The D.C. Circuit’s decision rejecting Trump’s claims of immunity came from a unanimous three-judge panel made up of two judges appointed by President Joe Biden and a judge appointed by former President George H. W. Bush. In a 57-page opinion, the panel rebutted Trump’s claim that he cannot be prosecuted for his official acts as president. It explained that Trump’s “stance would collapse our system of separated powers by placing the President beyond the reach of all three Branches … We cannot accept that the office of the Presidency places its former occupants above the law for all time thereafter.”

The panel similarly declined to accept Trump’s contention that under the Constitution, a former president can be prosecuted on criminal charges only if he is first impeached by the House and convicted by the Senate, while Trump was acquitted by the Senate.
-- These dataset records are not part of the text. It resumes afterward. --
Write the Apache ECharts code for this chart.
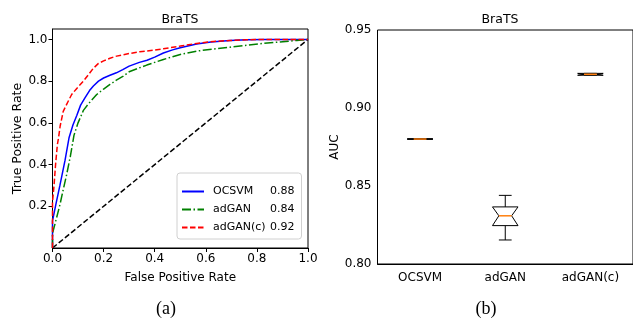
<!DOCTYPE html>
<html>
<head>
<meta charset="utf-8">
<script src="https://cdn.jsdelivr.net/npm/echarts@6/dist/echarts.min.js"></script>
<style>
  html, body { margin: 0; padding: 0; background: #fff; }
  #chart { width: 633px; height: 320px; }
</style>
</head>
<body>
<div id="chart"></div>
<script>
// ROC curves (a)
const ocsvmFpr = [0, 0, 0.015, 0.029, 0.049, 0.065, 0.08, 0.095, 0.11, 0.127, 0.145, 0.16, 0.18, 0.2, 0.225, 0.25, 0.275, 0.3, 0.34, 0.37, 0.4, 0.434, 0.47, 0.5, 0.564, 0.62, 0.695, 0.76, 0.825, 1.0];
const ocsvmTpr = [0, 0.13, 0.22, 0.30, 0.42, 0.53, 0.59, 0.635, 0.685, 0.72, 0.755, 0.777, 0.80, 0.815, 0.828, 0.84, 0.855, 0.872, 0.89, 0.90, 0.915, 0.935, 0.95, 0.96, 0.978, 0.988, 0.995, 0.999, 1.0, 1.0];

const adganFpr = [0, 0, 0.015, 0.029, 0.042, 0.055, 0.07, 0.084, 0.1, 0.121, 0.14, 0.173, 0.2, 0.225, 0.25, 0.277, 0.3, 0.341, 0.369, 0.4, 0.434, 0.47, 0.5, 0.564, 0.63, 0.695, 0.76, 0.825, 0.89, 0.956, 1.0];
const adganTpr = [0, 0.07, 0.14, 0.207, 0.28, 0.35, 0.44, 0.54, 0.60, 0.66, 0.69, 0.736, 0.762, 0.784, 0.805, 0.824, 0.845, 0.864, 0.877, 0.89, 0.904, 0.917, 0.928, 0.944, 0.954, 0.963, 0.972, 0.981, 0.988, 0.995, 1.0];

const adgancFpr = [0, 0, 0.006, 0.012, 0.019, 0.023, 0.03, 0.042, 0.06, 0.075, 0.095, 0.121, 0.14, 0.16, 0.18, 0.2, 0.225, 0.251, 0.303, 0.341, 0.4, 0.434, 0.5, 0.564, 0.63, 0.695, 0.76, 0.825, 1.0];
const adgancTpr = [0, 0.22, 0.30, 0.40, 0.495, 0.523, 0.585, 0.655, 0.70, 0.736, 0.765, 0.80, 0.83, 0.862, 0.885, 0.897, 0.91, 0.92, 0.933, 0.941, 0.949, 0.955, 0.968, 0.981, 0.99, 0.995, 0.998, 1.0, 1.0];

const rocNames = ['OCSVM', 'adGAN', 'adGAN(c)'];
const rocAuc = ['0.88', '0.84', '0.92'];
const chanceFpr = [0, 1];
const chanceTpr = [0, 1];

const rocXTicks = [0, 0.2, 0.4, 0.6, 0.8, 1.0];
const rocYTicks = [0.2, 0.4, 0.6, 0.8, 1.0];

// AUC box plot (b)
const boxNames = ['OCSVM', 'adGAN', 'adGAN(c)'];
const boxLow = [0.8800, 0.8154, 0.9210];
const boxQ1 = [0.8800, 0.8246, 0.9210];
const boxMed = [0.8801, 0.8309, 0.9216];
const boxQ3 = [0.8802, 0.8366, 0.9222];
const boxHigh = [0.8802, 0.8440, 0.9222];
const aucTicks = [0.80, 0.85, 0.90, 0.95];

const font = 'DejaVu Sans';
const zip = (a, b) => a.map((v, i) => [v, b[i]]);

const axisCommon = {
  axisLine: { lineStyle: { color: '#000', width: 1 } },
  axisTick: { length: 4, lineStyle: { color: '#000' } },
  axisLabel: { color: '#000', fontFamily: font, fontSize: 12 },
  splitLine: { show: false },
  nameTextStyle: { color: '#000', fontFamily: font, fontSize: 12 }
};

function rocLine(name, fpr, tpr, color, type) {
  return {
    name: name, type: 'line', xAxisIndex: 0, yAxisIndex: 0,
    data: zip(fpr, tpr), showSymbol: false, symbol: 'none', animation: false,
    lineStyle: { color: color, width: 1.5, type: type },
    itemStyle: { color: color }
  };
}

function renderBox(params, api) {
  const x = api.value(0);
  const low = api.coord([x, api.value(1)])[1];
  const q1 = api.coord([x, api.value(2)])[1];
  const med = api.coord([x, api.value(3)]);
  const q3 = api.coord([x, api.value(4)])[1];
  const high = api.coord([x, api.value(5)])[1];
  const cx = med[0];
  const band = api.size([1, 0])[0];
  const half = band * 0.3 / 2;
  const notch = half / 2;
  const black = { stroke: '#000', lineWidth: 1 };
  return {
    type: 'group',
    children: [
      { type: 'line', shape: { x1: cx, y1: q3, x2: cx, y2: high }, style: black },
      { type: 'line', shape: { x1: cx, y1: q1, x2: cx, y2: low }, style: black },
      { type: 'line', shape: { x1: cx - notch, y1: high, x2: cx + notch, y2: high }, style: black },
      { type: 'line', shape: { x1: cx - notch, y1: low, x2: cx + notch, y2: low }, style: black },
      {
        type: 'polygon',
        shape: { points: [[cx - half, q3], [cx + half, q3], [cx + notch, med[1]], [cx + half, q1], [cx - half, q1], [cx - notch, med[1]]] },
        style: { fill: '#fff', stroke: '#000', lineWidth: 1 }
      },
      { type: 'line', shape: { x1: cx - notch, y1: med[1], x2: cx + notch, y2: med[1] }, style: { stroke: '#ff7f0e', lineWidth: 1.5 } }
    ]
  };
}

const boxData = boxNames.map((n, i) => [i, boxLow[i], boxQ1[i], boxMed[i], boxQ3[i], boxHigh[i]]);

const chart = echarts.init(document.getElementById('chart'), null, { renderer: 'canvas' });
chart.setOption({
  animation: false,
  backgroundColor: '#fff',
  grid: [
    { left: 52.5, top: 29, right: 325, bottom: 72, show: true, borderColor: '#000', borderWidth: 1, backgroundColor: 'transparent' },
    { left: 377.5, top: 30, right: -2, bottom: 56, show: true, borderColor: '#000', borderWidth: 1, backgroundColor: 'transparent' }
  ],
  xAxis: [
    Object.assign({}, axisCommon, {
      type: 'value', gridIndex: 0, min: 0, max: 1, interval: 0.2,
      name: 'False Positive Rate', nameLocation: 'middle', nameGap: 24,
      axisLabel: Object.assign({}, axisCommon.axisLabel, { margin: 5, formatter: v => v.toFixed(1) })
    }),
    Object.assign({}, axisCommon, {
      type: 'category', gridIndex: 1, data: boxNames, boundaryGap: true,
      axisTick: Object.assign({}, axisCommon.axisTick, { alignWithLabel: true }),
      axisLabel: Object.assign({}, axisCommon.axisLabel, { margin: 8 })
    })
  ],
  yAxis: [
    Object.assign({}, axisCommon, {
      type: 'value', gridIndex: 0, min: 0, max: 1.05,
      name: 'True Positive Rate', nameLocation: 'middle', nameGap: 26,
      nameTextStyle: Object.assign({}, axisCommon.nameTextStyle, { fontSize: 12.5 }),
      axisTick: Object.assign({}, axisCommon.axisTick, { customValues: rocYTicks }),
      axisLabel: Object.assign({}, axisCommon.axisLabel, { margin: 5, customValues: rocYTicks, formatter: v => v.toFixed(1) })
    }),
    Object.assign({}, axisCommon, {
      type: 'value', gridIndex: 1, min: 0.8, max: 0.95, interval: 0.05,
      name: 'AUC', nameLocation: 'middle', nameGap: 28,
      axisLabel: Object.assign({}, axisCommon.axisLabel, { margin: 6, formatter: v => v.toFixed(2) })
    })
  ],
  legend: {
    data: rocNames,
    orient: 'vertical', left: 177, top: 173,
    padding: [13, 7, 6, 4], itemGap: 7, itemWidth: 22, itemHeight: 12,
    itemStyle: { opacity: 0 },
    backgroundColor: '#fff', borderColor: '#d0d0d0', borderWidth: 1, borderRadius: 3,
    textStyle: {
      color: '#000', fontFamily: font, fontSize: 11,
      rich: { n: { width: 57, padding: [0, 0, 0, 4], fontFamily: font, fontSize: 11 }, v: { fontFamily: font, fontSize: 11 } }
    },
    formatter: name => '{n|' + name + '}{v|' + rocAuc[rocNames.indexOf(name)] + '}'
  },
  graphic: [
    { type: 'text', x: 180, y: 20, style: { text: 'BraTS', font: '12.5px "DejaVu Sans"', fill: '#000', textAlign: 'center', textVerticalAlign: 'middle' } },
    { type: 'text', x: 500, y: 20, style: { text: 'BraTS', font: '12.5px "DejaVu Sans"', fill: '#000', textAlign: 'center', textVerticalAlign: 'middle' } },
    { type: 'text', x: 166, y: 309, style: { text: '(a)', font: '18px "Liberation Serif"', fill: '#000', textAlign: 'center', textVerticalAlign: 'middle' } },
    { type: 'text', x: 486, y: 309, style: { text: '(b)', font: '18px "Liberation Serif"', fill: '#000', textAlign: 'center', textVerticalAlign: 'middle' } }
  ],
  series: [
    rocLine('chance', chanceFpr, chanceTpr, '#000', [5.5, 2.5]),
    rocLine(rocNames[0], ocsvmFpr, ocsvmTpr, '#0000ff', 'solid'),
    rocLine(rocNames[1], adganFpr, adganTpr, '#008000', [9, 2.5, 1.5, 2.5]),
    rocLine(rocNames[2], adgancFpr, adgancTpr, '#ff0000', [5.5, 2.5]),
    {
      type: 'custom', xAxisIndex: 1, yAxisIndex: 1,
      renderItem: renderBox,
      encode: { x: 0, y: [1, 2, 3, 4, 5] },
      data: boxData
    }
  ]
});
</script>
</body>
</html>
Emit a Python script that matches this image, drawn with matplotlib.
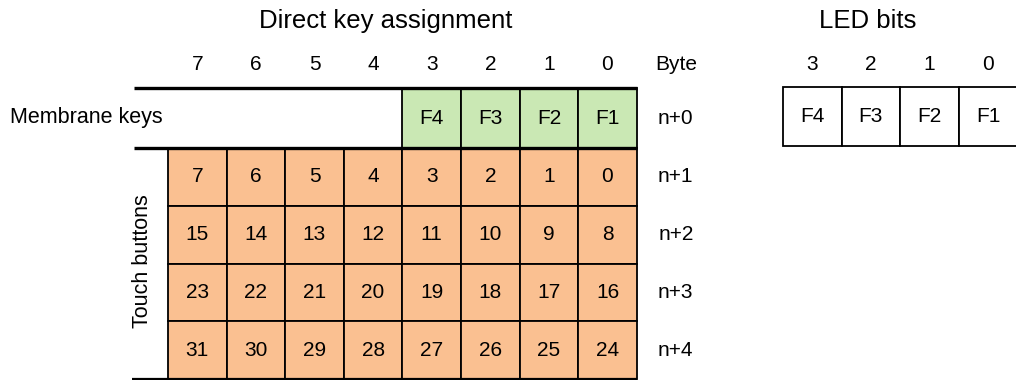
import matplotlib.pyplot as plt
from matplotlib.patches import Rectangle

plt.rcParams['font.family'] = ['Liberation Sans', 'DejaVu Sans']

# data
bit_labels = ["7", "6", "5", "4", "3", "2", "1", "0"]
byte_labels = ["n+0", "n+1", "n+2", "n+3", "n+4"]
membrane_keys = ["F4", "F3", "F2", "F1"]
touch_rows = [
    [7, 6, 5, 4, 3, 2, 1, 0],
    [15, 14, 13, 12, 11, 10, 9, 8],
    [23, 22, 21, 20, 19, 18, 17, 16],
    [31, 30, 29, 28, 27, 26, 25, 24],
]
led_bits = ["3", "2", "1", "0"]
led_keys = ["F4", "F3", "F2", "F1"]

orange = "#FAC091"
green = "#CAE8B4"

# layout (pixels)
x0, cw = 168, 58.6
y_top, mem_h, rh = 88, 60, 57.8
line_left = 134
led_x0, led_y0, led_h = 783, 87, 59

fig = plt.figure(figsize=(10.16, 3.8), dpi=100)
ax = fig.add_axes([0, 0, 1, 1])
ax.set_xlim(0, 1016)
ax.set_ylim(380, 0)
ax.axis("off")

fs = 15
fs_big = 18.5

# titles
ax.text(x0 + 4 * cw - 17, 21, "Direct key assignment", ha="center", va="center", fontsize=fs_big)
ax.text(led_x0 + 2 * cw - 33, 21, "LED bits", ha="center", va="center", fontsize=fs_big)

# column headers
for i, b in enumerate(bit_labels):
    ax.text(x0 + (i + 0.5) * cw, 65, b, ha="center", va="center", fontsize=fs)
ax.text(x0 + 8 * cw + 39, 65, "Byte", ha="center", va="center", fontsize=fs)

# membrane row
grid_right = x0 + 8 * cw
ax.plot([line_left, grid_right], [y_top, y_top], color="black", lw=2.4, solid_capstyle="butt")
for i, k in enumerate(membrane_keys):
    cx = x0 + (4 + i) * cw
    ax.add_patch(Rectangle((cx, y_top), cw, mem_h, facecolor=green, edgecolor="black", lw=1.3))
    ax.text(cx + cw / 2, y_top + mem_h / 2, k, ha="center", va="center", fontsize=fs)
ax.text(10, y_top + mem_h / 2, "Membrane keys", ha="left", va="center", fontsize=15.5)

# touch rows
y1 = y_top + mem_h
for r, row in enumerate(touch_rows):
    for i, v in enumerate(row):
        cx = x0 + i * cw
        cy = y1 + r * rh
        ax.add_patch(Rectangle((cx, cy), cw, rh, facecolor=orange, edgecolor="black", lw=1.3))
        ax.text(cx + cw / 2, cy + rh / 2, str(v), ha="center", va="center", fontsize=fs)
ax.plot([line_left, grid_right], [y1, y1], color="black", lw=2.4, solid_capstyle="butt")
y_bot = y1 + 4 * rh
ax.plot([line_left - 2, grid_right], [y_bot, y_bot], color="black", lw=1.6, solid_capstyle="butt")
ax.text(143, y1 + 2 * rh - 2, "Touch buttons", rotation=90, ha="center", va="center", fontsize=15.5)

# byte labels
for r, lab in enumerate(byte_labels):
    cy = y_top + mem_h / 2 if r == 0 else y1 + (r - 0.5) * rh
    ax.text(grid_right + 39, cy, lab, ha="center", va="center", fontsize=fs)

# LED bits
for i, (b, k) in enumerate(zip(led_bits, led_keys)):
    cx = led_x0 + i * cw
    ax.text(cx + cw / 2, 65, b, ha="center", va="center", fontsize=fs)
    ax.add_patch(Rectangle((cx, led_y0), cw, led_h, facecolor="white", edgecolor="black", lw=1.3))
    ax.text(cx + cw / 2, led_y0 + led_h / 2, k, ha="center", va="center", fontsize=fs)

fig.savefig("out.png", dpi=100)
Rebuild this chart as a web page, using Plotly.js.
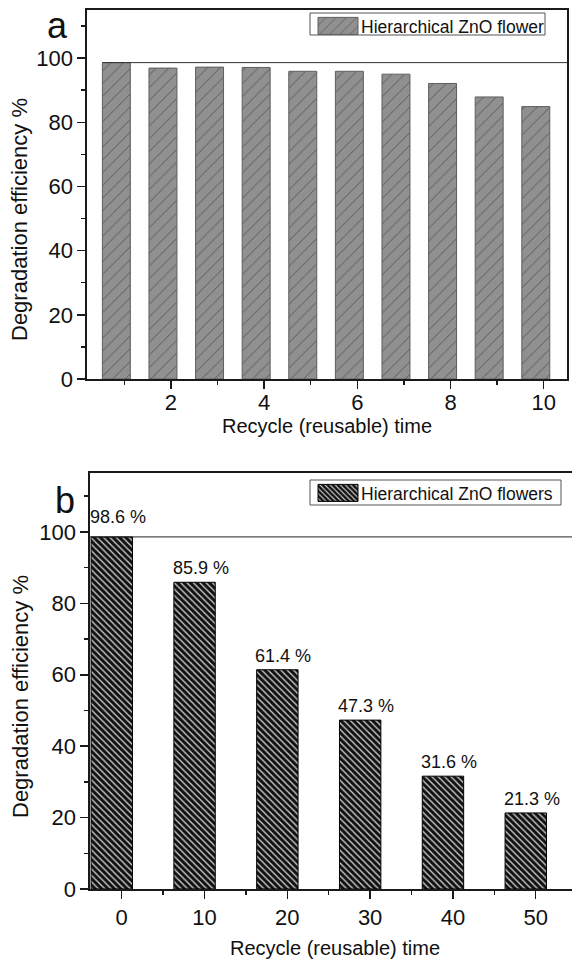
<!DOCTYPE html>
<html>
<head>
<meta charset="utf-8">
<script src="https://cdn.plot.ly/plotly-3.0.1.min.js"></script>
<style>
  html, body { margin: 0; padding: 0; overflow: hidden; background: #fff; }
  #chart { width: 580px; height: 959px; }
</style>
</head>
<body>
<div id="chart"></div>
<script>
// Panel a: degradation efficiency over ten reuse cycles
const cyclesA = [1, 2, 3, 4, 5, 6, 7, 8, 9, 10];
const efficiencyA = [98.6, 96.9, 97.2, 97.1, 95.9, 95.9, 95.0, 92.1, 87.9, 84.9];
const seriesA = 'Hierarchical ZnO flower';
const xTicksA = [2, 4, 6, 8, 10];

// Panel b: degradation efficiency over fifty reuse cycles
const cyclesB = [0, 10, 20, 30, 40, 50];
const efficiencyB = [98.6, 85.9, 61.4, 47.3, 31.6, 21.3];
const seriesB = 'Hierarchical ZnO flowers';
const xTicksB = [0, 10, 20, 30, 40, 50];

const yTicks = [0, 20, 40, 60, 80, 100];
const xTitle = 'Recycle (reusable) time';
const yTitle = 'Degradation efficiency %';

const W = 580, H = 959;
const px = v => v / W;          // horizontal pixel -> paper
const py = v => 1 - v / H;      // vertical pixel (from top) -> paper
const FONT = 'Arial, "Liberation Sans", sans-serif';
const INK = '#1a1a1a';

const rangeA = [0.2, 10.5];
const rangeB = [-3.83, 55.35];
const offsetA = -0.47, offsetB = -3.7;

const axisBase = {
  showline: true, linecolor: INK, linewidth: 1.6, mirror: true,
  ticks: 'outside', ticklen: 8, tickwidth: 1.5, tickcolor: INK,
  showgrid: false, zeroline: false, fixedrange: true,
  tickfont: { family: FONT, size: 22, color: '#111' }
};
const minorBase = { ticks: 'outside', ticklen: 4, tickwidth: 1.5, tickcolor: INK, showgrid: false };

const traces = [
  {
    type: 'bar', name: seriesA, legend: 'legend',
    x: cyclesA, y: efficiencyA, xaxis: 'x', yaxis: 'y',
    width: 0.6, offset: offsetA,
    marker: {
      color: '#8e8e8e',
      line: { color: '#5e5e5e', width: 1 },
      pattern: { shape: '/', bgcolor: '#909090', fgcolor: '#454545', size: 9, solidity: 0.08 }
    },
    hoverinfo: 'skip'
  },
  {
    type: 'bar', name: seriesB, legend: 'legend2',
    x: cyclesB, y: efficiencyB, xaxis: 'x2', yaxis: 'y2',
    width: 5.0, offset: offsetB,
    marker: {
      color: '#111',
      line: { color: '#000', width: 1 },
      pattern: { shape: '\\', bgcolor: '#111111', fgcolor: '#cfcfcf', size: 4.5, solidity: 0.3 }
    },
    hoverinfo: 'skip'
  }
];

const legendBase = {
  xanchor: 'left', yanchor: 'top', bgcolor: 'rgba(0,0,0,0)', borderwidth: 0,
  font: { family: FONT, size: 17.5, color: '#111' }, itemwidth: 36,
  itemclick: false, itemdoubleclick: false
};

// value labels above the bars of panel b; the first sits clear of the reference line
const valueLabels = efficiencyB.map((v, i) => ({
  text: v.toFixed(1) + ' %', xref: 'x2', yref: 'y2',
  x: cyclesB[i] + offsetB + 2.5, y: v, xanchor: 'center', yanchor: 'bottom',
  xshift: 6, yshift: i === 0 ? 8 : 2,
  showarrow: false, font: { family: FONT, size: 18, color: '#111' }
}));

const layout = {
  width: W, height: H,
  margin: { l: 0, r: 0, t: 0, b: 0 },
  paper_bgcolor: '#fff', plot_bgcolor: '#fff',
  font: { family: FONT, color: '#111' },
  bargap: 0,
  xaxis: Object.assign({}, axisBase, {
    domain: [px(87), px(567)], anchor: 'y', range: rangeA,
    tickmode: 'array', tickvals: xTicksA, ticklabelstandoff: -5,
    minor: Object.assign({ dtick: 1, tick0: 0 }, minorBase),
    title: { text: xTitle, font: { family: FONT, size: 20, color: '#111' }, standoff: 0 }
  }),
  yaxis: Object.assign({}, axisBase, {
    domain: [py(379), py(10)], anchor: 'x', range: [0, 115],
    tickmode: 'array', tickvals: yTicks,
    minor: Object.assign({ dtick: 10, tick0: 0 }, minorBase)
  }),
  xaxis2: Object.assign({}, axisBase, {
    domain: [px(90), 1], anchor: 'y2', range: rangeB,
    tickmode: 'array', tickvals: xTicksB,
    minor: Object.assign({ dtick: 5, tick0: 0 }, minorBase),
    title: { text: xTitle, font: { family: FONT, size: 20, color: '#111' }, standoff: 20 }
  }),
  yaxis2: Object.assign({}, axisBase, {
    domain: [py(889), py(473)], anchor: 'x2', range: [0, 116.5],
    tickmode: 'array', tickvals: yTicks,
    minor: Object.assign({ dtick: 10, tick0: 0 }, minorBase)
  }),
  showlegend: true,
  legend: Object.assign({}, legendBase, { x: px(315), y: py(8) }),
  legend2: Object.assign({}, legendBase, { x: px(315), y: py(475) }),
  shapes: [
    // reference level at the first cycle's efficiency
    { type: 'line', xref: 'x', yref: 'y', x0: cyclesA[0] + offsetA, x1: rangeA[1],
      y0: efficiencyA[0], y1: efficiencyA[0], line: { color: '#333', width: 1 } },
    { type: 'line', xref: 'x2', yref: 'y2', x0: rangeB[0], x1: rangeB[1],
      y0: efficiencyB[0], y1: efficiencyB[0], line: { color: '#222', width: 1 } },
    // legend frames
    { type: 'rect', xref: 'paper', yref: 'paper', x0: px(310), x1: px(545), y0: py(35), y1: py(13),
      line: { color: '#555', width: 1 }, fillcolor: 'rgba(0,0,0,0)', layer: 'below' },
    { type: 'rect', xref: 'paper', yref: 'paper', x0: px(310), x1: px(561), y0: py(505), y1: py(480),
      line: { color: '#555', width: 1 }, fillcolor: 'rgba(0,0,0,0)', layer: 'below' }
  ],
  annotations: [
    { text: 'a', xref: 'paper', yref: 'paper', x: px(45), y: py(48), xanchor: 'left', yanchor: 'bottom',
      showarrow: false, font: { family: FONT, size: 36, color: '#111' } },
    { text: 'b', xref: 'paper', yref: 'paper', x: px(53), y: py(523), xanchor: 'left', yanchor: 'bottom',
      showarrow: false, font: { family: FONT, size: 36, color: '#111' } },
    { text: yTitle, xref: 'paper', yref: 'paper', x: px(20), y: py(220), xanchor: 'center', yanchor: 'middle',
      textangle: -90, showarrow: false, font: { family: FONT, size: 22, color: '#111' } },
    { text: yTitle, xref: 'paper', yref: 'paper', x: px(20), y: py(697), xanchor: 'center', yanchor: 'middle',
      textangle: -90, showarrow: false, font: { family: FONT, size: 22, color: '#111' } }
  ].concat(valueLabels)
};

Plotly.newPlot('chart', traces, layout, { staticPlot: true, displayModeBar: false }).then(gd => {
  // widen the legend keys into the rectangular swatches used in the figure
  gd.querySelectorAll('.legendpoints path').forEach(p => p.setAttribute('d', 'M20,8.5H-20V-8.5H20Z'));
});
</script>
</body>
</html>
The Constitution specifies the penalties that can be imposed if an official is convicted, the court of appeals stressed, such as removal from office and a bar on holding future office, and it “makes clear that the limited consequences of impeachment do not immunize convicted officers from criminal prosecution,” but it does not mean that officials who are not convicted cannot be prosecuted.

And the Constitution’s double jeopardy clause, the panel continued, also does not bar Trump’s prosecution. Trump had contended that he cannot be criminally prosecuted because he was impeached for similar or closely related conduct but acquitted by the Senate. The double jeopardy clause, the panel emphasized, is intended to bar multiple criminal prosecutions, which is not the case here.

U.S. District Judge Tanya Chutkan had originally set a Mar. 4 trial date for Trump’s case, but last week she threw out that date and indicated that she would set a new one “if and when” Trump’s immunity claims are resolved.

Under the Supreme Court’s rules, Trump had 90 days to file his petition for review of the D.C. Circuit’s decision. But the court of appeals signaled that they expected him to move much faster, indicating that its decision would go into effect on Feb. 12 unless he went to the Supreme Court by then.

Trump came to the court on Monday afternoon, seeking a stay of the D.C. Circuit’s decision. The appeals court’s ruling that Trump is not immune from prosecution was, he wrote, “a stunning breach of precedent and historical norms.” If it is allowed to stand, he warned, it will unleash “destructive cycles of recrimination,” so that the threat of future prosecutions “will hang like a millstone around every future President’s neck, distorting Presidential decisionmaking, undermining the President’s independence, and clouding the President’s ability to deal fearlessly and impartially with the duties of his office.”

Moreover, Trump added, if he is required to stand trial “at the height of election season,” it would “radically disrupt” his ability to campaign. Therefore, he concluded, the D.C. Circuit’s ruling poses a threat to both his own First Amendment rights and those of “tens of millions of Americans” – who, he insisted, “are entitled to hear” his “campaign message as they decide how to cast their votes in November.”

Just as he did in opposing Supreme Court review in December, Trump cautioned the justices against moving too quickly. He suggested that allowing him to first seek reconsideration of the panel’s decision from the full D.C. Circuit would “provide an opportunity” for “thoughtful consideration in the lower court before this Court addresses the novel, complex, and momentous issues at stake in this appeal.”

Trump’s request will go first to Chief Justice John Roberts, who handles emergency appeals from the D.C. Circuit. Roberts almost certainly will direct Smith to file a response to Trump’s application. Once that response has been filed, Roberts and (again, almost certainly) the rest of the court could either treat Trump’s request as an application for a stay of the D.C. Circuit’s decision, as he has billed it, or they could treat it as a petition for review of the lower court’s decision more broadly.